Apesar da sua relativa complexidade, espera-se que os dados do Observatório Pierre Auger consigam captem a atenção de uma parte da comunidade de astrónomos amadores, em Portugal e noutros países, adianta também o LIP, Laboratório de Instrumentação e Física Experimental de Partículas, que é a instituição de referência para a física experimental de partículas e as tecnologias associadas em Portugal.

Os dados do Observatório estão acessíveis a partir do site da colaboração Pier Auger e do LIP, e incluem os dados “em bruto” directamente recolhidos pelos instrumentos e dados já tratados por programas de reconstrução e análises com diversos níveis de complexidade. Em acesso aberto estão todos os diversos níveis, de forma a permitir a sua utilização mais alargada. São também disponibilizados programas que permitem analisar os dados, assim como toda a documentação associada.

Colaboração com Portugal no desenvolvimento de instrumentos

O LIP tem um núcleo de investigação ligado ao observatório Pierre Auger que também está envolvido na melhoria dos detetores. Segundo a informação partilhada, a colaboração está a instalar cintiladores no topo de cada detetor de Cherenkov, e a eletrónica de aquisição de dados esta a ser substituída por outra mais rápida. O objetivo é melhor o conhecimento das diferentes componentes das cascatas de raios cósmicos.

Uma parte do Observatório será equipada com detetores adicionais que permitirão calibrar e estudar de forma detalhada as partículas. Nos últimos anos, a equipa do LIP esteve envolvida no desenvolvimento do projeto MARTA, um esforço conjunto Portugal-Brasil para medir diretamente a componente muónica dos chuveiros utilizando detetores de câmaras de placas resistivas (RPCs) instaladas por baixo dos detetores de Cherenkov.

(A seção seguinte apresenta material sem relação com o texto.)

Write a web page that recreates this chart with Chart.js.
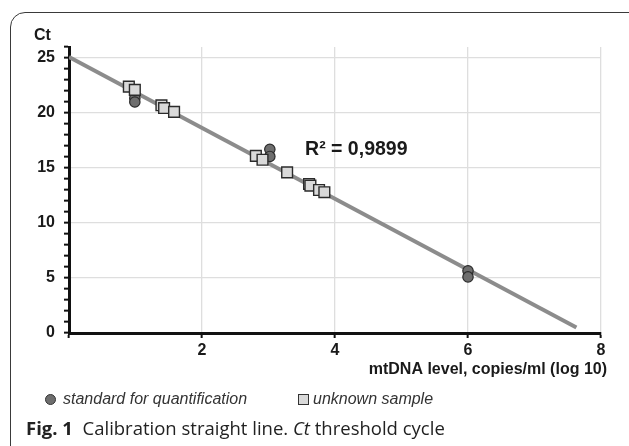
<!DOCTYPE html>
<html><head><meta charset="utf-8">
<script src="https://cdn.jsdelivr.net/npm/chart.js@4"></script>
<style>
html,body{margin:0;padding:0;background:#fff;}
body{width:629px;height:446px;position:relative;overflow:hidden;font-family:"Liberation Sans",Arial,sans-serif;color:#1a1a1a;}
#frame{position:absolute;left:10px;top:12px;width:650px;height:460px;border:1.5px solid #3a3a3a;border-radius:15px;box-sizing:border-box;}
#wrap{position:absolute;left:0;top:0;width:629px;height:446px;}
#ct{position:absolute;left:34px;top:26px;font-weight:bold;font-size:16px;line-height:18px;}
.leg{position:absolute;top:389px;font-style:italic;font-size:16px;line-height:19px;color:#333;}
.mk{position:absolute;top:394px;width:11px;height:11px;box-sizing:border-box;border:1.3px solid #333;}
#caption{position:absolute;left:26px;top:415px;font-family:"Open Sans",sans-serif;font-size:18.5px;line-height:26px;color:#222;white-space:nowrap;}
</style>
</head><body>
<div id="frame"></div>
<div id="wrap"><canvas id="c" width="629" height="446"></canvas></div>
<div id="ct">Ct</div>
<div class="mk" style="left:45px;border-radius:50%;background:#6e6e6e;"></div>
<div class="leg" style="left:63px;">standard for quantification</div>
<div class="mk" style="left:298px;background:#d9d9d9;"></div>
<div class="leg" style="left:313px;">unknown sample</div>
<div id="caption"><b>Fig. 1</b>&nbsp; Calibration straight line. <i>Ct</i> threshold cycle</div>
<script>
// Data
const stdX = [0.99, 0.99, 3.02, 3.02, 6.0, 6.0];
const stdY = [21.35, 21.0, 16.7, 16.05, 5.66, 5.1];
const unkX = [0.90, 0.99, 1.39, 1.43, 1.58, 2.81, 2.91, 3.28, 3.61, 3.63, 3.76, 3.84];
const unkY = [22.4, 22.1, 20.7, 20.45, 20.1, 16.1, 15.75, 14.6, 13.55, 13.4, 13.0, 12.8];
const fitX = [0, 7.63];
const fitY = [25.1, 0.5];
const xTicks = [2, 4, 6, 8];
const yTicks = [0, 5, 10, 15, 20, 25];
const r2Label = 'R\u00B2 = 0,9899';
const xTitle = 'mtDNA level, copies/ml (log 10)';
const r2Pos = {x: 3.55, y: 16.67};

const pts = (xs, ys) => xs.map((v, i) => ({x: v, y: ys[i]}));

const textPlugin = {
  id: 'texts',
  afterDatasetsDraw(chart) {
    const {ctx, chartArea, scales: {x, y}} = chart;
    ctx.save();
    ctx.fillStyle = '#1a1a1a';
    ctx.textBaseline = 'middle';
    ctx.textAlign = 'left';
    ctx.font = 'bold 19.5px "Liberation Sans", Arial, sans-serif';
    ctx.fillText(r2Label, x.getPixelForValue(r2Pos.x), y.getPixelForValue(r2Pos.y));
    ctx.textAlign = 'right';
    ctx.font = 'bold 16px "Liberation Sans", Arial, sans-serif';
    ctx.fillText(xTitle, chartArea.right + 6, chartArea.bottom + 37);
    ctx.restore();
  }
};

const tickFont = {family: '"Liberation Sans", Arial, sans-serif', size: 16, weight: 'bold'};

new Chart(document.getElementById('c'), {
  type: 'scatter',
  data: {
    datasets: [
      {label: 'unknown sample', data: pts(unkX, unkY), pointStyle: 'rect', pointRadius: 7.6,
       backgroundColor: '#d9d9d9', borderColor: '#2b2b2b', borderWidth: 1.4, order: 1},
      {label: 'standard for quantification', data: pts(stdX, stdY), pointStyle: 'circle', pointRadius: 5.2,
       backgroundColor: '#6e6e6e', borderColor: '#2b2b2b', borderWidth: 1.2, order: 2},
      {label: 'fit', data: pts(fitX, fitY), showLine: true, pointRadius: 0, borderColor: '#8c8c8c',
       borderWidth: 4, order: 3}
    ]
  },
  options: {
    responsive: false,
    devicePixelRatio: 1,
    animation: false,
    layout: {padding: {left: 0, top: 47, right: 28, bottom: 53}},
    plugins: {legend: {display: false}, tooltip: {enabled: false}},
    scales: {
      x: {
        type: 'linear', min: 0, max: 8,
        afterFit: s => { s.height = 60; },
        ticks: {stepSize: 2, autoSkip: false, padding: 3, color: '#1a1a1a', font: tickFont,
                callback: v => xTicks.includes(v) ? String(v) : ''},
        grid: {color: c => (c.tick && xTicks.includes(c.tick.value)) ? '#dedede' : 'rgba(0,0,0,0)',
               lineWidth: 1.3, tickColor: '#111', tickLength: 5, tickWidth: 2},
        border: {color: '#111', width: 3},
        title: {display: false}
      },
      y: {
        type: 'linear', min: 0, max: 26,
        afterFit: s => { s.width = 69; },
        ticks: {stepSize: 1, autoSkip: false, padding: 9, color: '#1a1a1a', font: tickFont,
                callback: v => yTicks.includes(v) ? String(v) : ''},
        grid: {color: c => (c.tick && yTicks.includes(c.tick.value) && c.tick.value !== 0) ? '#dedede' : 'rgba(0,0,0,0)',
               lineWidth: 1.3, tickColor: '#111', tickLength: 5, tickWidth: 2},
        border: {color: '#111', width: 3}
      }
    }
  },
  plugins: [textPlugin]
});
</script>
</body></html>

"Estas RPCs com baixo fluxo de gás, capazes de trabalhar num ambiente hostil, ao ar livre com pouca manutenção, foram desenvolvidas na LIP em Coimbra e construídas em cooperação com o grupo de São Carlos, Brasil", refere-se no site do LIP. O grupo do laboratório português adquiriu também conhecimento da física dos chuveiros atmosféricos e desenvolveu métodos e ferramentas de análise inovadores que permitirão dar contributos importantes para a análise dos novos dados do Auger.